Veritatis Splendor 2.0

Diz-me como mentes dir-te-ei em que acreditas. Diz-me como finges dir-te-ei como te revelas. Se o maior refúgio do homem é ele próprio, ele próprio é também o seu escape, conclusão: o homem não pode fugir a si próprio. Apesar da enormidade que representa o problema de Deus, o homem deve ser o maior problema do homem. Diz-me como suas dir-te-ei como bebes. Diz-me como foges dir-te-ei como te enganam. A história é o maior divertimento humano. O futuro é o segundo maior e o nunca-jamais o terceiro. Conclusão: o presente não tem lugar no pódio. Quem diz viver do presente é um aldrabão. Ou hipocondríaco. Diz-me como cobiças dir-te-ei como possuis. Diz-me o que possuis dir-te-ei o que não terás. O homem evoluiu ao sabor do homem, o vento afinal de contas sempre contou muito pouco. Conclusão: é o colarinho que desenha o pescoço. Cada andorinha faz uma primavera, cada árvore é uma floresta, em cada nuvem há uma amante de Júpiter. Não há fumo sem fumo. Apenas o fumo conta.

Gaudium et Spes 2.0

O que divide o mundo é o mesmo que o une: o progresso. Todos o amam, todos têm medo dele, todos o admiram, todos o desprezam, todos lhe lançam impropérios e todos esperam ansiosamente que ele apareça vestido de branco a resolver-nos os problemas - depois logo veremos se era um anjo ou uma nuvem ácida.

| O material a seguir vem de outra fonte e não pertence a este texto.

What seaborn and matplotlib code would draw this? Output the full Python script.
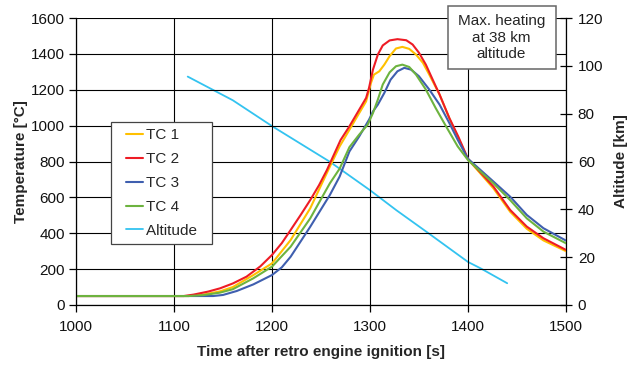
import numpy as np
import pandas as pd
import matplotlib
matplotlib.use("Agg")
import matplotlib.pyplot as plt
from matplotlib.lines import Line2D
from matplotlib.legend_handler import HandlerLine2D
from matplotlib.patches import Rectangle
import seaborn as sns

# ---- data ----
tc1_t = [1000, 1115, 1130, 1147, 1160, 1181, 1200, 1219, 1239, 1259, 1269, 1279, 1289, 1296,
         1301, 1304, 1309.5, 1314.6, 1320, 1326.5, 1333, 1340, 1347, 1354, 1360.5, 1371,
         1381, 1390, 1400, 1426, 1443, 1460, 1477, 1500]
tc1_v = [50, 50, 58, 76, 100, 167, 232, 362, 539, 771, 884, 977, 1070, 1135,
         1238, 1284, 1303, 1340, 1387, 1430, 1439, 1428, 1396, 1350, 1284, 1173,
         1040, 932, 812, 650, 520, 425, 360, 300]

tc2_t = [1000, 1110, 1120, 1135, 1147, 1160, 1174, 1188, 1200, 1210, 1219, 1229, 1239, 1248,
         1256, 1270, 1279, 1289, 1296, 1299, 1303, 1308, 1313, 1320, 1328, 1337, 1343.5,
         1350, 1357, 1364, 1371, 1381, 1390, 1400, 1426, 1443, 1460, 1477, 1500]
tc2_v = [50, 50, 58, 75, 93, 120, 158, 215, 279, 345, 418, 500, 585, 668,
         752, 920, 996, 1089, 1154, 1210, 1312, 1396, 1447, 1475, 1482, 1476, 1452,
         1406, 1340, 1256, 1173, 1042, 940, 815, 660, 530, 437, 372, 307]

tc3_t = [1000, 1140, 1150, 1164, 1181, 1200, 1210, 1219, 1239, 1259, 1269, 1279, 1289, 1299,
         1303, 1308, 1314.6, 1321, 1328, 1335, 1342, 1350, 1360.5, 1371, 1381, 1389.5,
         1400, 1426, 1443, 1460, 1477, 1500]
tc3_v = [50, 50, 56, 78, 115, 167, 210, 269, 436, 613, 716, 856, 940, 1033,
         1079, 1117, 1182, 1256, 1303, 1322, 1312, 1275, 1201, 1117, 1014, 921,
         815, 688, 604, 502, 428, 359]

tc4_t = [1000, 1115, 1130, 1147, 1160, 1181, 1200, 1219, 1239, 1259, 1269, 1279, 1289, 1297.6,
         1303, 1308, 1313, 1320, 1326.5, 1333, 1340, 1347, 1357, 1367, 1377.6, 1389.5,
         1400, 1426, 1443, 1460, 1477, 1500]
tc4_v = [50, 50, 55, 69, 88, 149, 214, 325, 483, 678, 760, 880, 950, 1005,
         1070, 1145, 1229, 1297, 1331, 1340, 1327, 1284, 1201, 1098, 996, 884,
         808, 678, 585, 483, 409, 344]

alt_t = [1114, 1160, 1200, 1259, 1300, 1327, 1358, 1400, 1413, 1440]
alt_v = [95.5, 85.6, 74.8, 59.9, 48.0, 39.6, 30.5, 18.0, 15.3, 9.1]

series_names = ["TC 1", "TC 2", "TC 3", "TC 4"]
series_colors = ["#FFC000", "#EE1C25", "#3F5FAF", "#6DB33F"]
alt_name = "Altitude"
alt_color = "#33C3F0"

x_ticks = [1000, 1100, 1200, 1300, 1400, 1500]
y_ticks = [0, 200, 400, 600, 800, 1000, 1200, 1400, 1600]
y2_ticks = [0, 20, 40, 60, 80, 100, 120]
note_text = "Max. heating\nat 38 km\naltitude"

df = pd.concat([
    pd.DataFrame({"time": t, "temp": v, "series": n})
    for t, v, n in zip([tc1_t, tc2_t, tc3_t, tc4_t], [tc1_v, tc2_v, tc3_v, tc4_v], series_names)
], ignore_index=True)
df_alt = pd.DataFrame({"time": alt_t, "alt": alt_v})

# ---- style ----
sns.set_style("white")
plt.rcParams["font.family"] = ["Liberation Sans", "DejaVu Sans"]
FS = 11

fig = plt.figure(figsize=(6.4, 3.65), dpi=100)
ax = fig.add_axes([76 / 640, 1 - 305 / 365, 490 / 640, 287 / 365])
ax2 = ax.twinx()

sns.lineplot(data=df, x="time", y="temp", hue="series", hue_order=series_names,
             palette=series_colors, ax=ax, linewidth=1.5, legend=False, sort=False,
             estimator=None, solid_joinstyle="round", solid_capstyle="round")
sns.lineplot(data=df_alt, x="time", y="alt", color=alt_color, ax=ax2, linewidth=1.3,
             legend=False, estimator=None)

ax.set_xlim(1000, 1500)
ax.set_ylim(0, 1600)
ax2.set_ylim(0, 120)
ax.set_xticks(x_ticks)
ax.set_yticks(y_ticks)
ax2.set_yticks(y2_ticks)

ax.grid(True, color="black", linewidth=0.8)
ax.set_axisbelow(True)
for sp in ["left", "bottom", "right", "top"]:
    ax.spines[sp].set_visible(False)
    ax2.spines[sp].set_visible(False)
ax.spines["left"].set_visible(True)
ax.spines["bottom"].set_visible(True)
ax2.spines["right"].set_visible(True)
for s in [ax.spines["left"], ax.spines["bottom"], ax2.spines["right"]]:
    s.set_color("black")
    s.set_linewidth(0.9)

ax.tick_params(axis="y", direction="out", length=5, width=0.9, color="black",
               labelsize=FS, labelcolor="#111111", left=True, pad=3)
ax.tick_params(axis="x", direction="out", length=5, width=0.9, color="black",
               labelsize=FS, labelcolor="#111111", bottom=True, pad=6)
ax2.tick_params(axis="y", direction="inout", length=9, width=0.9, color="black",
                labelsize=FS, labelcolor="#111111", right=True, pad=4)

ax.set_xlabel("Time after retro engine ignition [s]", fontweight="bold", fontsize=FS, labelpad=8)
ax.set_ylabel("Temperature [°C]", fontweight="bold", fontsize=FS, labelpad=2)
ax2.set_ylabel("Altitude [km]", fontweight="bold", fontsize=FS, labelpad=8)

handles = list(ax.get_lines()[:4]) + [ax2.get_lines()[0]]
labels = series_names + [alt_name + "  "]
leg = ax.legend(handles, labels, loc="upper left",
                bbox_to_anchor=(0.0708, 0.6376), borderaxespad=0, frameon=True, fancybox=False,
                edgecolor="#444444", framealpha=1, handlelength=2.31,
                handletextpad=-0.37, labelspacing=0.65, borderpad=0.4, fontsize=FS,
                handler_map={Line2D: HandlerLine2D(marker_pad=0.6, numpoints=2)})
leg.get_frame().set_linewidth(0.9)
ax.set_zorder(ax2.get_zorder() + 1)
ax.patch.set_visible(False)

# annotation box
fig.patches.append(Rectangle((447.7 / 640, 1 - 69.3 / 365), 108 / 640, 63.6 / 365,
                             transform=fig.transFigure, facecolor="white",
                             edgecolor="#666666", linewidth=1.1, zorder=5))
fig.text(501.5 / 640, 1 - 37.5 / 365, note_text, ha="center", va="center",
         fontsize=FS, linespacing=1.2, zorder=6)

fig.savefig("out.png", dpi=100)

Tudo tem um princípio e um fim, dizemos de peito meio cheio - meio vazio, mas o facto de nem sequer isso sabermos ao certo nos impede de conseguirmos viver com mínimos de decência psicológica. O bem e o mal estão entranhados nas nossas acções e, se bem que de vez em quando o tenhamos de enfiar debaixo do tapete, convivemos de forma razoavelmente benigna com isso. As realidades mais importantes e determinantes da nossa vida escapam-nos na sua essência e ludibriam-nos na sua aparência, mas tal alegado drama não nos impele com regularidade ao desespero. O essencial e o acessório aparecem-nos normalmente misturados, pedindo explicações urgentes um ao outro, mas raramente nos deixamos apodrecer na dúvida. A Humanidade é algo relativamente bem conseguido até para os nossos padrões mais recentes de elevada exigência e controle orçamental, e ainda para mais não temos grandes pontos de comparação, tirando as grandes irmandades das abelhas, das formigas ou dos castores, e se a ignorância e o conhecimento andam frequentemente em concubinato, têm pelo menos passado as festas com os seus legítimos. Quando voltar a mão invisível desta vez trará luva branca.